In other words, to try and understand what the reasons for that may be.

The industry standard for power going forward and designing a

study is 80% or greater, so sometimes if a smaller

study is published with low power another researcher will say,

well, the results look interesting in the small sample study.

I'd like to design a bigger study with power

of 80% or 90% to look at the same comparison and answer the question.

So what we're going to explore in the next couple lecture sets

is many times in the study design, a required sample size is

computed to achieve a certain preset power level defined a clinically or

scientifically minimal important difference in means,

proportions, or incidence rates, or ratios.

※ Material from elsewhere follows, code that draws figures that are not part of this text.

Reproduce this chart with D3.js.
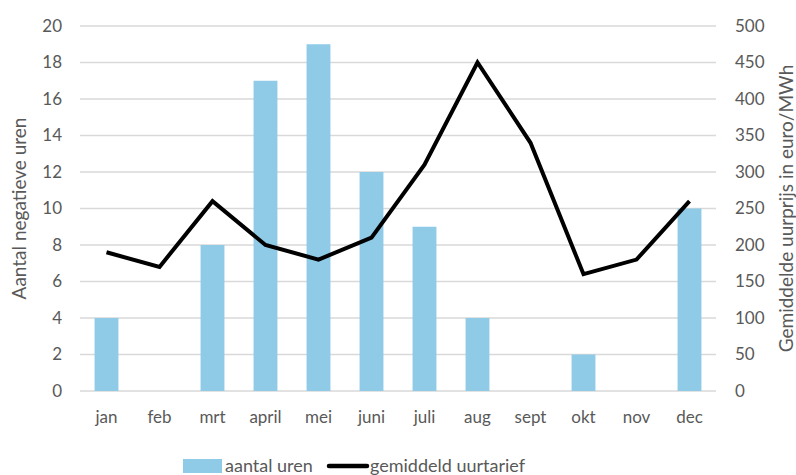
<!DOCTYPE html>
<html>
<head>
<meta charset="utf-8">
<script src="https://cdn.jsdelivr.net/npm/d3@7"></script>
<style>
  body { margin: 0; background: #fff; }
  svg { display: block; font-family: Lato, "Open Sans", sans-serif; }
</style>
</head>
<body>
<svg id="chart" width="796" height="475"></svg>
<script>
var months = ["jan", "feb", "mrt", "april", "mei", "juni", "juli", "aug", "sept", "okt", "nov", "dec"];
var uren = [4, 0, 8, 17, 19, 12, 9, 4, 0, 2, 0, 10];
var tarief = [190, 170, 260, 200, 180, 210, 310, 450, 340, 160, 180, 260];
var leftTicks = [0, 2, 4, 6, 8, 10, 12, 14, 16, 18, 20];
var rightTicks = [0, 50, 100, 150, 200, 250, 300, 350, 400, 450, 500];

var svg = d3.select("#chart");
var margin = {top: 26, right: 80, bottom: 84, left: 80};
var width = 796, height = 475;

var x = d3.scaleBand().domain(months)
  .range([margin.left, width - margin.right])
  .paddingInner(0.55).paddingOuter(0.275);
var y = d3.scaleLinear().domain([0, 20]).range([height - margin.bottom, margin.top]);
var y2 = d3.scaleLinear().domain([0, 500]).range([height - margin.bottom, margin.top]);

var textColor = "#595959";

// grid lines
svg.append("g")
  .selectAll("line")
  .data(leftTicks)
  .join("line")
  .attr("x1", margin.left)
  .attr("x2", width - margin.right)
  .attr("y1", function(d){ return y(d); })
  .attr("y2", function(d){ return y(d); })
  .attr("stroke", "#d9d9d9")
  .attr("stroke-width", 1.5);

// bars
svg.append("g")
  .selectAll("rect")
  .data(uren)
  .join("rect")
  .attr("x", function(d, i){ return x(months[i]); })
  .attr("width", x.bandwidth())
  .attr("y", function(d){ return y(d); })
  .attr("height", function(d){ return y(0) - y(d); })
  .attr("fill", "#8fcae7");

// line
var line = d3.line()
  .x(function(d, i){ return x(months[i]) + x.bandwidth()/2; })
  .y(function(d){ return y2(d); });

svg.append("path")
  .datum(tarief)
  .attr("d", line)
  .attr("fill", "none")
  .attr("stroke", "#000")
  .attr("stroke-width", 4)
  .attr("stroke-linejoin", "miter");

// axes
var leftAxis = svg.append("g")
  .attr("transform", "translate(" + margin.left + ",0)")
  .call(d3.axisLeft(y).tickValues(leftTicks).tickSize(0).tickPadding(18));
var rightAxis = svg.append("g")
  .attr("transform", "translate(" + (width - margin.right) + ",0)")
  .call(d3.axisRight(y2).tickValues(rightTicks).tickSize(0).tickPadding(19));
var bottomAxis = svg.append("g")
  .attr("transform", "translate(0," + (height - margin.bottom) + ")")
  .call(d3.axisBottom(x).tickSize(0).tickPadding(20));

[leftAxis, rightAxis, bottomAxis].forEach(function(a){
  a.select(".domain").remove();
  a.selectAll("text")
    .attr("fill", textColor)
    .style("font-size", "17px")
    .style("font-family", "Lato, 'Open Sans', sans-serif");
});

// axis titles
svg.append("text")
  .attr("transform", "translate(26," + ((margin.top + height - margin.bottom) / 2) + ") rotate(-90)")
  .attr("text-anchor", "middle")
  .attr("fill", textColor)
  .style("font-size", "19px")
  .text("Aantal negatieve uren");

svg.append("text")
  .attr("transform", "translate(793," + ((margin.top + height - margin.bottom) / 2) + ") rotate(-90)")
  .attr("text-anchor", "middle")
  .attr("fill", textColor)
  .style("font-size", "19px")
  .text("Gemiddelde uurprijs in euro/MWh");

// legend
var legend = svg.append("g").attr("transform", "translate(0,467)");
legend.append("rect")
  .attr("x", 183).attr("y", -8).attr("width", 39).attr("height", 14)
  .attr("fill", "#8fcae7");
legend.append("text")
  .attr("x", 225).attr("y", 5)
  .attr("fill", textColor)
  .style("font-size", "18px")
  .text("aantal uren");
legend.append("line")
  .attr("x1", 329).attr("x2", 367).attr("y1", -1).attr("y2", -1)
  .attr("stroke", "#000").attr("stroke-width", 4.5).attr("stroke-linecap", "round");
legend.append("text")
  .attr("x", 370).attr("y", 5)
  .attr("fill", textColor)
  .style("font-size", "18px")
  .text("gemiddeld uurtarief");
</script>
</body>
</html>
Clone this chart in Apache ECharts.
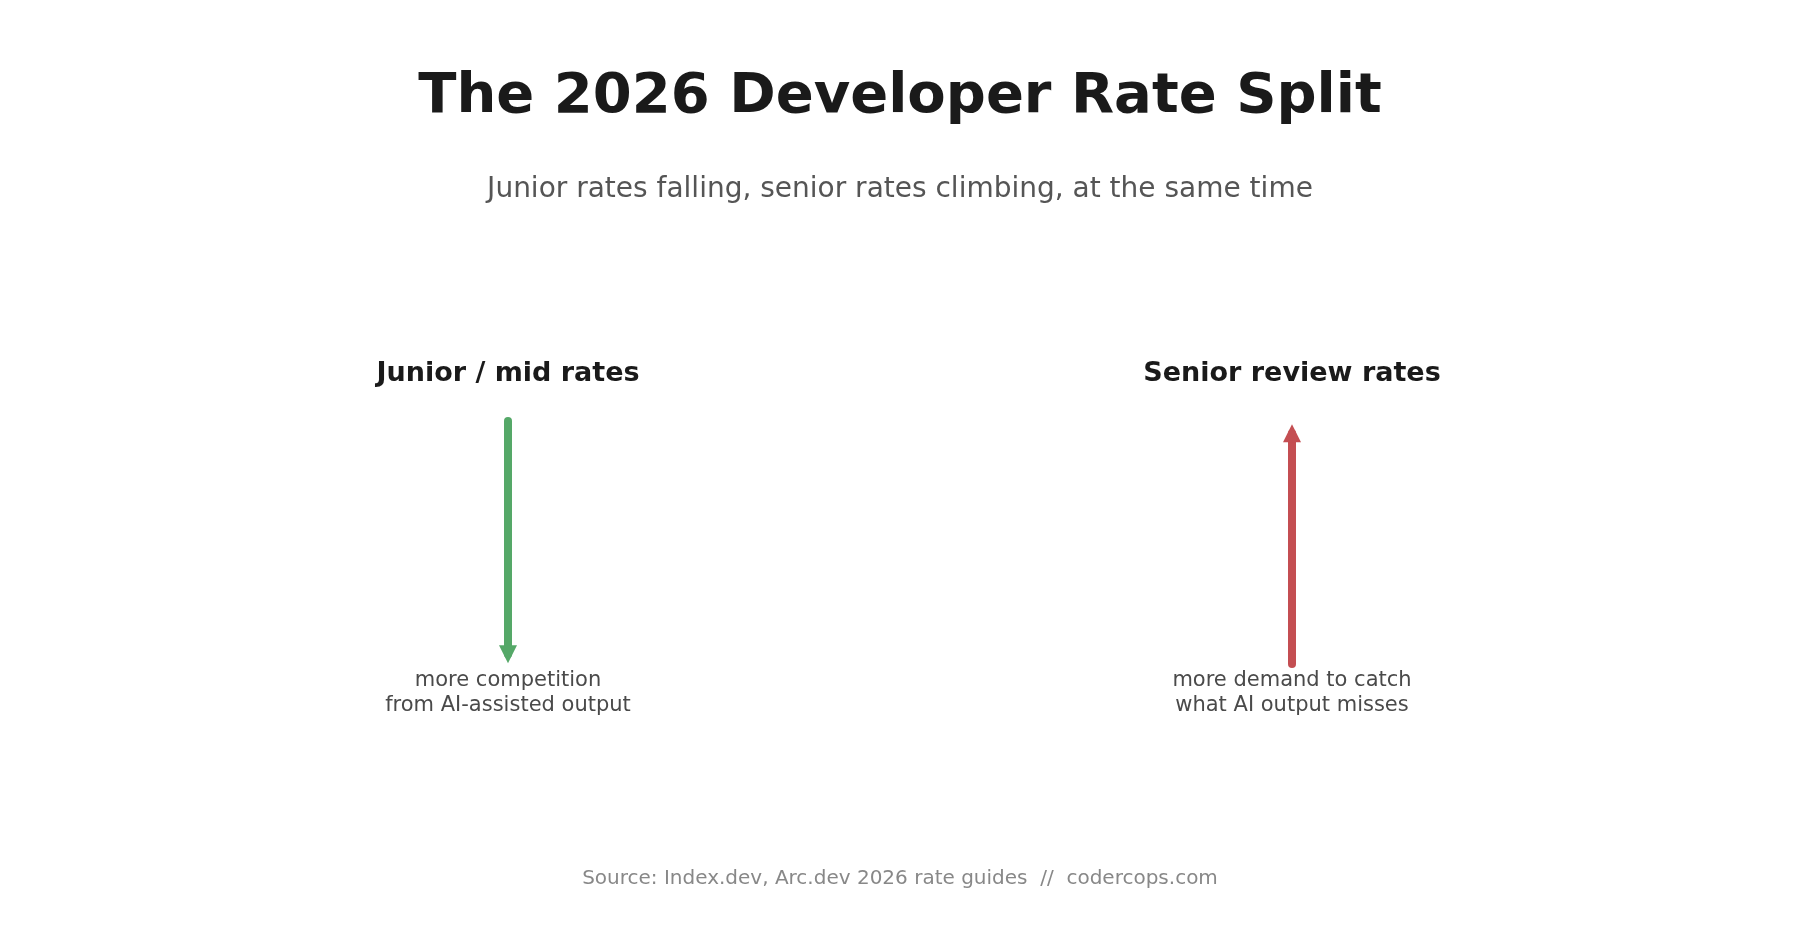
<!DOCTYPE html>
<html>
<head>
<meta charset="utf-8" />
<title>The 2026 Developer Rate Split</title>
<script src="https://cdn.jsdelivr.net/npm/echarts@6/dist/echarts.min.js"></script>
<style>
  html, body { margin: 0; padding: 0; background: #fff; }
  #main { width: 1800px; height: 945px; }
</style>
</head>
<body>
<div id="main"></div>
<script>
// data
var groups = ['Junior / mid rates', 'Senior review rates'];
var notes = ['more competition\nfrom AI-assisted output', 'more demand to catch\nwhat AI output misses'];
var arrowFrom = [1.0, 0.0];   // relative rate level, start of arrow
var arrowTo = [0.04, 0.95];   // end of arrow (head)
var arrowColors = ['#55a868', '#c44e52'];

var font = 'DejaVu Sans';

var chart = echarts.init(document.getElementById('main'));

var lineData = [];
for (var i = 0; i < groups.length; i++) {
  lineData.push({
    coords: [[groups[i], arrowFrom[i]], [groups[i], arrowTo[i]]],
    lineStyle: { color: arrowColors[i] },
    itemStyle: { color: arrowColors[i] }
  });
}

chart.setOption({
  backgroundColor: '#ffffff',
  animation: false,
  title: [{
    text: 'The 2026 Developer Rate Split',
    left: 'center',
    top: 64,
    textStyle: { fontFamily: font, fontSize: 56, fontWeight: 'bold', color: '#1a1a1a' }
  }, {
    text: 'Junior rates falling, senior rates climbing, at the same time',
    left: 'center',
    top: 171,
    textStyle: { fontFamily: font, fontSize: 28, fontWeight: 'normal', color: '#555555' }
  }, {
    text: 'Source: Index.dev, Arc.dev 2026 rate guides  //  codercops.com',
    left: 'center',
    top: 864,
    textStyle: { fontFamily: font, fontSize: 20, fontWeight: 'normal', color: '#888888' }
  }],
  grid: { left: 116, right: 116, top: 421, bottom: 281 },
  xAxis: [{
    type: 'category',
    data: groups,
    position: 'top',
    axisLine: { show: false },
    axisTick: { show: false },
    axisLabel: {
      margin: 34,
      fontFamily: font, fontSize: 27, fontWeight: 'bold', color: '#1a1a1a'
    }
  }, {
    type: 'category',
    data: notes,
    position: 'bottom',
    axisLine: { show: false },
    axisTick: { show: false },
    axisLabel: {
      margin: 4,
      fontFamily: font, fontSize: 21, lineHeight: 25, color: '#4a4a4a'
    }
  }],
  yAxis: {
    type: 'value',
    min: 0,
    max: 1,
    show: false
  },
  series: [{
    type: 'lines',
    coordinateSystem: 'cartesian2d',
    xAxisIndex: 0,
    symbol: ['none', 'triangle'],
    symbolSize: [22, 18],
    lineStyle: { width: 8, opacity: 1, cap: 'round' },
    data: lineData
  }]
});
</script>
</body>
</html>
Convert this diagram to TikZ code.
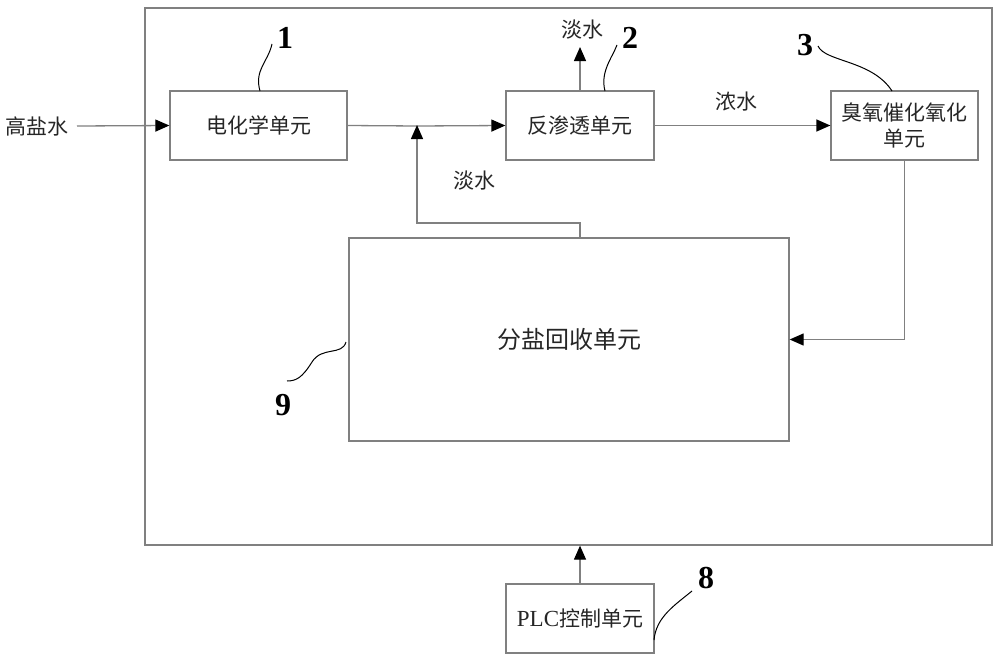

And again the industry standard for power is 80% or greater.

And we'll see that going

into this, this is a little bit of a game,

because the power of the study to detect

the difference between populations on the appropriate measure of

interest, is a function of the size of the

study samples and the minimal detectable difference of interests.

So when designing a study in advance, researchers need to incorporate these

elements into design while recognizing practical

considerations such as budget and personnel.

So if the first attempt, a design in power, study to have power

to find a certain difference yields really large necessary sample

sizes that are out of the funding range, the researcher needs

to go back to the drawing board, perhaps consider making the

minimal detectable difference of interest larger, to increase the power without

having to increase the sample sizes so greatly.

So, we'll look at some examples of this in the next two sections.